>>>>>

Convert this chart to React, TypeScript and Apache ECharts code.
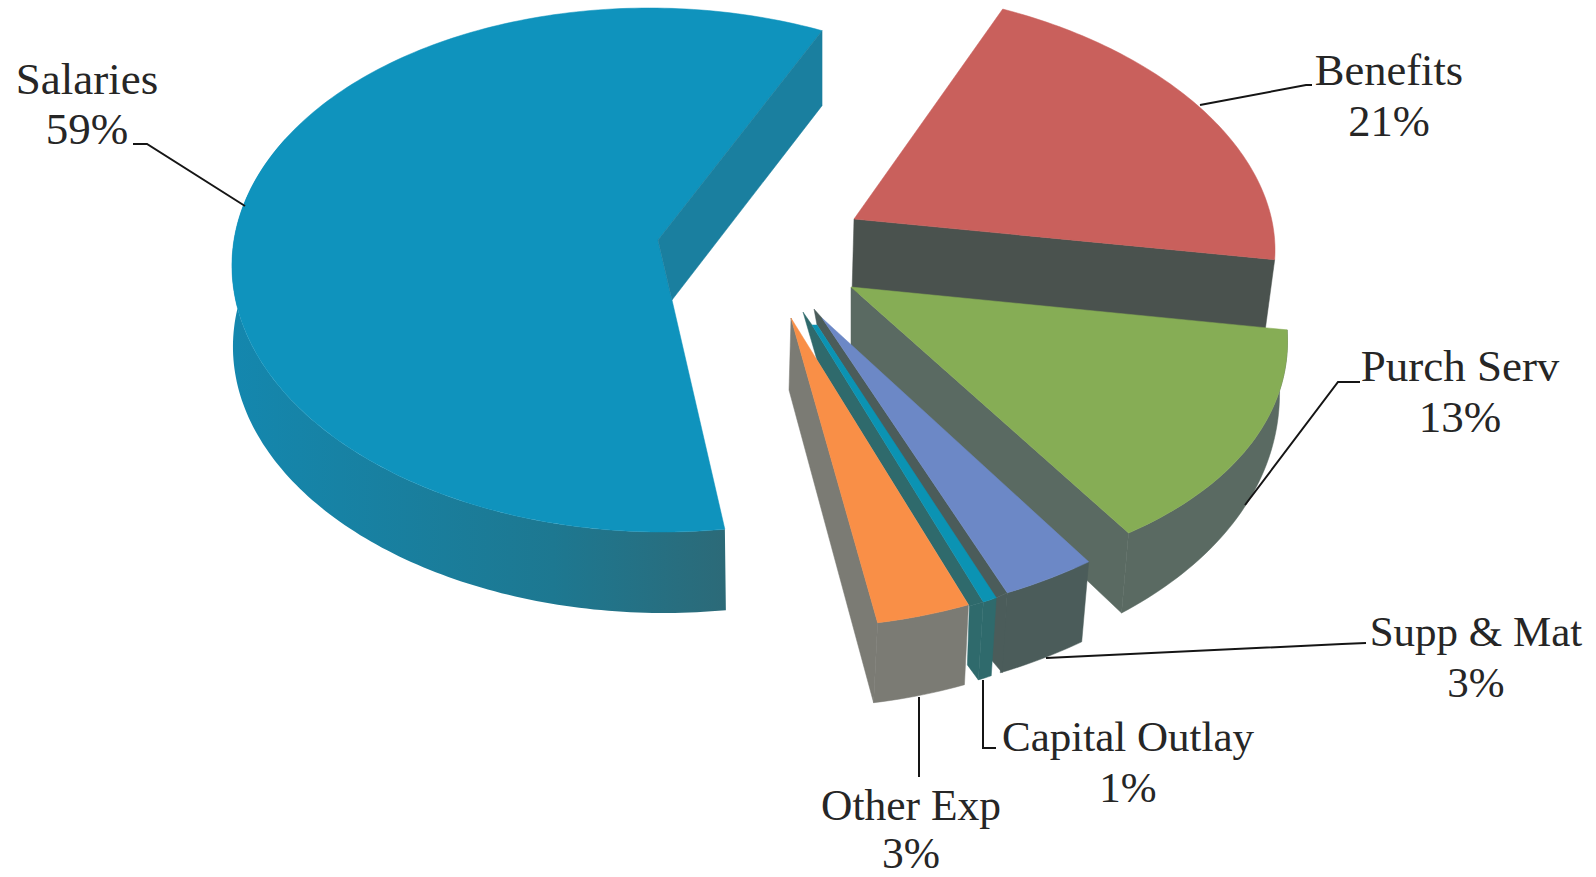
import React, { useEffect, useRef } from "react";
import * as echarts from "echarts";

const categories = ["Benefits", "Purch Serv", "Supp & Mat", "Capital Outlay", "Other Exp", "Salaries"];
const shares = [21, 13, 3, 1, 3, 59];

const START_DEG = 24;
const FONT = '"Liberation Serif", serif';

type Slice = {
  tip: number[]; tipB?: number[]; cx: number; cy: number; rx: number; ry: number; sh: number;
  top: any; wall: any; off?: number[]; offStart?: number[]; wallUntil?: number;
  endOffs?: number[][]; tipOff?: number[]; notch?: number[];
  spike?: number[][]; strip?: number[]; block?: number[][];
};

const layout: Slice[] = [
  { tip: [854, 219], cx: 892, cy: 221, rx: 380, ry: 232, sh: 48, top: "#c9605c", wall: "#4a524e",
    endOffs: [[-10, 74]], tipOff: [-2, 74] },
  { tip: [851, 287], cx: 737, cy: 279, rx: 539, ry: 305, sh: 112, top: "#86ad55", wall: "#5a6a62",
    off: [-7, 80], offStart: [-8, 50], endOffs: [[-7, 80]], tipOff: [0, 70] },
  { tip: [822, 318], cx: 817, cy: 272, rx: 491, ry: 348, sh: 0, top: "#6c88c6", wall: "#4b5c5a",
    off: [-7, 80], spike: [[814, 309], [817, 325]], strip: [-13, 6],
    block: [[-13, 6], [-16, 67], [-5, 80], [0, 0]] },
  { tip: [812, 325], tipB: [817, 325], cx: 911, cy: 430, rx: 220, ry: 182, sh: 0, top: "#0b93b3", wall: "#2f6a6c",
    off: [-5, 78], spike: [[803, 312], [817, 360]], strip: [-14, 4],
    block: [[-14, 4], [-16, 63], [-5, 78], [0, 0]] },
  { tip: [791, 318], cx: 805, cy: 227, rx: 497, ry: 400, sh: 0, top: "#f98f47", wall: "#7b7b74",
    off: [-4, 80], endOffs: [[-4, 80]], tipOff: [-2, 72] },
  { tip: [672, 300], cx: 656, cy: 270, rx: 424, ry: 262, sh: 7, top: "#0f93bd",
    wall: "#1a7f9f", off: [1, 81], wallUntil: 300, endOffs: [[0, 75]], notch: [-14, -60] },
];

const labelLayout = [
  { x: 1389, y1: 70, y2: 121, size: 44.5, leader: [[1200, 105], [1306, 85], [1312, 85]] },
  { x: 1460, y1: 366, y2: 417, size: 45, leader: [[1360, 382], [1338, 382], [1245, 505]] },
  { x: 1476, y1: 631, y2: 682, size: 43, leader: [[1366, 643], [1342, 644], [1046, 658]] },
  { x: 1128, y1: 736, y2: 787, size: 43, leader: [[983, 680], [983, 748], [996, 748]] },
  { x: 911, y1: 805, y2: 853, size: 43.5, leader: [[919, 697], [919, 777]] },
  { x: 87, y1: 79, y2: 129, size: 45, leader: [[133, 144], [147, 144], [245, 206]] },
];

const total = shares.reduce((a, b) => a + b, 0);
const startAngles: number[] = [];
shares.reduce((acc, v, i) => {
  startAngles[i] = acc;
  return acc + (v / total) * 360;
}, START_DEG);

function arcPoint(s: Slice, deg: number) {
  const t = (deg * Math.PI) / 180;
  return [s.cx + s.rx * Math.sin(t) - s.sh * Math.cos(t), s.cy - s.ry * Math.cos(t)];
}
function arc(s: Slice, a: number, b: number) {
  const n = Math.max(2, Math.ceil(Math.abs(b - a)));
  const pts: number[][] = [];
  for (let i = 0; i <= n; i++) pts.push(arcPoint(s, a + ((b - a) * i) / n));
  return pts;
}
const add = (p: number[], o: number[]) => [p[0] + o[0], p[1] + o[1]];
const poly = (points: number[][], fill: any) => ({
  type: "polygon",
  shape: { points },
  style: { fill, stroke: typeof fill === "string" ? fill : undefined, lineWidth: 0.5 },
});

function renderSlice(params: any, api: any) {
  const i = params.dataIndex;
  const s = layout[i];
  const a0 = startAngles[i];
  const a1 = a0 + (api.value(0) / total) * 360;
  const children: any[] = [];
  const end = arcPoint(s, a1);

  if (s.off) {
    const upper = arc(s, a0, s.wallUntil ? Math.min(a1, s.wallUntil) : a1);
    const n = upper.length - 1;
    const from = s.offStart || s.off;
    const to = s.off;
    const lower = upper
      .map((p, k) => add(p, [from[0] + ((to[0] - from[0]) * k) / n, from[1] + ((to[1] - from[1]) * k) / n]))
      .reverse();
    const isSalaries = i === layout.length - 1;
    const fill = isSalaries
      ? new echarts.graphic.LinearGradient(1, 0, 0, 0, [
          { offset: 0, color: "#2c6a78" },
          { offset: 0.35, color: "#1d7891" },
          { offset: 1, color: "#1487ae" },
        ])
      : s.wall;
    children.push(poly([...upper, ...lower], fill));
  }

  if (s.notch) {
    const inner = add(s.tip, s.notch);
    children.push(poly([s.tip, ...arc(s, a0, a1), inner], s.top));
    children.push(poly([inner, end, ...(s.endOffs as number[][]).map((o) => add(end, o)), s.tip], s.wall));
    return { type: "group", children };
  }

  if (s.endOffs) {
    const pts = [s.tip, end, ...s.endOffs.map((o) => add(end, o))];
    if (s.tipOff) pts.push(add(s.tip, s.tipOff));
    children.push(poly(pts, s.wall));
  }
  if (s.spike && s.strip) {
    children.push(poly([s.spike[0], s.tip, end, add(end, s.strip), s.spike[1]], s.wall));
  }
  if (s.block) children.push(poly(s.block.map((o) => add(end, o)), s.wall));
  const apex = s.tipB ? [s.tipB, ...arc(s, a0, a1), s.tip] : [s.tip, ...arc(s, a0, a1)];
  children.push(poly(apex, s.top));
  return { type: "group", children };
}

const leaderGraphics = labelLayout.map((l) => ({
  type: "polyline",
  z: 10,
  shape: { points: l.leader },
  style: { stroke: "#151515", lineWidth: 2, fill: "none" },
}));

const labelGraphics = labelLayout.flatMap((l, i) => [
  {
    type: "text", x: l.x, y: l.y1, z: 11,
    style: { text: categories[i], fill: "#262626", font: `${l.size}px ${FONT}`, textAlign: "center", textVerticalAlign: "middle" },
  },
  {
    type: "text", x: l.x, y: l.y2, z: 11,
    style: { text: `${shares[i]}%`, fill: "#262626", font: `${l.size}px ${FONT}`, textAlign: "center", textVerticalAlign: "middle" },
  },
]);

export default function App() {
  const ref = useRef<HTMLDivElement>(null);
  useEffect(() => {
    const chart = echarts.init(ref.current as HTMLDivElement, undefined, { renderer: "svg" });
    chart.setOption({
      animation: false,
      backgroundColor: "#ffffff",
      series: [
        {
          type: "custom",
          coordinateSystem: "none",
          silent: true,
          renderItem: renderSlice,
          data: shares.map((v) => [v]),
        },
      ],
      graphic: [...leaderGraphics, ...labelGraphics],
    });
    return () => chart.dispose();
  }, []);
  return <div ref={ref} style={{ position: "fixed", left: 0, top: 0, width: 1596, height: 877 }} />;
}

<<<<<

**GOAL OF THE EXERCISE:** Repeat the data exactly, excluding the pictures.

**CORRECT RESPONSE:**
Convert this chart to React, TypeScript and Apache ECharts code.
import React, { useEffect, useRef } from "react";
import * as echarts from "echarts";

const categories = ["Benefits", "Purch Serv", "Supp & Mat", "Capital Outlay", "Other Exp", "Salaries"];
const shares = [21, 13, 3, 1, 3, 59];

const START_DEG = 24;
const FONT = '"Liberation Serif", serif';

type Slice = {
  tip: number[]; tipB?: number[]; cx: number; cy: number; rx: number; ry: number; sh: number;
  top: any; wall: any; off?: number[]; offStart?: number[]; wallUntil?: number;
  endOffs?: number[][]; tipOff?: number[]; notch?: number[];
  spike?: number[][]; strip?: number[]; block?: number[][];
};

const layout: Slice[] = [
  { tip: [854, 219], cx: 892, cy: 221, rx: 380, ry: 232, sh: 48, top: "#c9605c", wall: "#4a524e",
    endOffs: [[-10, 74]], tipOff: [-2, 74] },
  { tip: [851, 287], cx: 737, cy: 279, rx: 539, ry: 305, sh: 112, top: "#86ad55", wall: "#5a6a62",
    off: [-7, 80], offStart: [-8, 50], endOffs: [[-7, 80]], tipOff: [0, 70] },
  { tip: [822, 318], cx: 817, cy: 272, rx: 491, ry: 348, sh: 0, top: "#6c88c6", wall: "#4b5c5a",
    off: [-7, 80], spike: [[814, 309], [817, 325]], strip: [-13, 6],
    block: [[-13, 6], [-16, 67], [-5, 80], [0, 0]] },
  { tip: [812, 325], tipB: [817, 325], cx: 911, cy: 430, rx: 220, ry: 182, sh: 0, top: "#0b93b3", wall: "#2f6a6c",
    off: [-5, 78], spike: [[803, 312], [817, 360]], strip: [-14, 4],
    block: [[-14, 4], [-16, 63], [-5, 78], [0, 0]] },
  { tip: [791, 318], cx: 805, cy: 227, rx: 497, ry: 400, sh: 0, top: "#f98f47", wall: "#7b7b74",
    off: [-4, 80], endOffs: [[-4, 80]], tipOff: [-2, 72] },
  { tip: [672, 300], cx: 656, cy: 270, rx: 424, ry: 262, sh: 7, top: "#0f93bd",
    wall: "#1a7f9f", off: [1, 81], wallUntil: 300, endOffs: [[0, 75]], notch: [-14, -60] },
];

const labelLayout = [
  { x: 1389, y1: 70, y2: 121, size: 44.5, leader: [[1200, 105], [1306, 85], [1312, 85]] },
  { x: 1460, y1: 366, y2: 417, size: 45, leader: [[1360, 382], [1338, 382], [1245, 505]] },
  { x: 1476, y1: 631, y2: 682, size: 43, leader: [[1366, 643], [1342, 644], [1046, 658]] },
  { x: 1128, y1: 736, y2: 787, size: 43, leader: [[983, 680], [983, 748], [996, 748]] },
  { x: 911, y1: 805, y2: 853, size: 43.5, leader: [[919, 697], [919, 777]] },
  { x: 87, y1: 79, y2: 129, size: 45, leader: [[133, 144], [147, 144], [245, 206]] },
];

const total = shares.reduce((a, b) => a + b, 0);
const startAngles: number[] = [];
shares.reduce((acc, v, i) => {
  startAngles[i] = acc;
  return acc + (v / total) * 360;
}, START_DEG);

function arcPoint(s: Slice, deg: number) {
  const t = (deg * Math.PI) / 180;
  return [s.cx + s.rx * Math.sin(t) - s.sh * Math.cos(t), s.cy - s.ry * Math.cos(t)];
}
function arc(s: Slice, a: number, b: number) {
  const n = Math.max(2, Math.ceil(Math.abs(b - a)));
  const pts: number[][] = [];
  for (let i = 0; i <= n; i++) pts.push(arcPoint(s, a + ((b - a) * i) / n));
  return pts;
}
const add = (p: number[], o: number[]) => [p[0] + o[0], p[1] + o[1]];
const poly = (points: number[][], fill: any) => ({
  type: "polygon",
  shape: { points },
  style: { fill, stroke: typeof fill === "string" ? fill : undefined, lineWidth: 0.5 },
});

function renderSlice(params: any, api: any) {
  const i = params.dataIndex;
  const s = layout[i];
  const a0 = startAngles[i];
  const a1 = a0 + (api.value(0) / total) * 360;
  const children: any[] = [];
  const end = arcPoint(s, a1);

  if (s.off) {
    const upper = arc(s, a0, s.wallUntil ? Math.min(a1, s.wallUntil) : a1);
    const n = upper.length - 1;
    const from = s.offStart || s.off;
    const to = s.off;
    const lower = upper
      .map((p, k) => add(p, [from[0] + ((to[0] - from[0]) * k) / n, from[1] + ((to[1] - from[1]) * k) / n]))
      .reverse();
    const isSalaries = i === layout.length - 1;
    const fill = isSalaries
      ? new echarts.graphic.LinearGradient(1, 0, 0, 0, [
          { offset: 0, color: "#2c6a78" },
          { offset: 0.35, color: "#1d7891" },
          { offset: 1, color: "#1487ae" },
        ])
      : s.wall;
    children.push(poly([...upper, ...lower], fill));
  }

  if (s.notch) {
    const inner = add(s.tip, s.notch);
    children.push(poly([s.tip, ...arc(s, a0, a1), inner], s.top));
    children.push(poly([inner, end, ...(s.endOffs as number[][]).map((o) => add(end, o)), s.tip], s.wall));
    return { type: "group", children };
  }

  if (s.endOffs) {
    const pts = [s.tip, end, ...s.endOffs.map((o) => add(end, o))];
    if (s.tipOff) pts.push(add(s.tip, s.tipOff));
    children.push(poly(pts, s.wall));
  }
  if (s.spike && s.strip) {
    children.push(poly([s.spike[0], s.tip, end, add(end, s.strip), s.spike[1]], s.wall));
  }
  if (s.block) children.push(poly(s.block.map((o) => add(end, o)), s.wall));
  const apex = s.tipB ? [s.tipB, ...arc(s, a0, a1), s.tip] : [s.tip, ...arc(s, a0, a1)];
  children.push(poly(apex, s.top));
  return { type: "group", children };
}

const leaderGraphics = labelLayout.map((l) => ({
  type: "polyline",
  z: 10,
  shape: { points: l.leader },
  style: { stroke: "#151515", lineWidth: 2, fill: "none" },
}));

const labelGraphics = labelLayout.flatMap((l, i) => [
  {
    type: "text", x: l.x, y: l.y1, z: 11,
    style: { text: categories[i], fill: "#262626", font: `${l.size}px ${FONT}`, textAlign: "center", textVerticalAlign: "middle" },
  },
  {
    type: "text", x: l.x, y: l.y2, z: 11,
    style: { text: `${shares[i]}%`, fill: "#262626", font: `${l.size}px ${FONT}`, textAlign: "center", textVerticalAlign: "middle" },
  },
]);

export default function App() {
  const ref = useRef<HTMLDivElement>(null);
  useEffect(() => {
    const chart = echarts.init(ref.current as HTMLDivElement, undefined, { renderer: "svg" });
    chart.setOption({
      animation: false,
      backgroundColor: "#ffffff",
      series: [
        {
          type: "custom",
          coordinateSystem: "none",
          silent: true,
          renderItem: renderSlice,
          data: shares.map((v) => [v]),
        },
      ],
      graphic: [...leaderGraphics, ...labelGraphics],
    });
    return () => chart.dispose();
  }, []);
  return <div ref={ref} style={{ position: "fixed", left: 0, top: 0, width: 1596, height: 877 }} />;
}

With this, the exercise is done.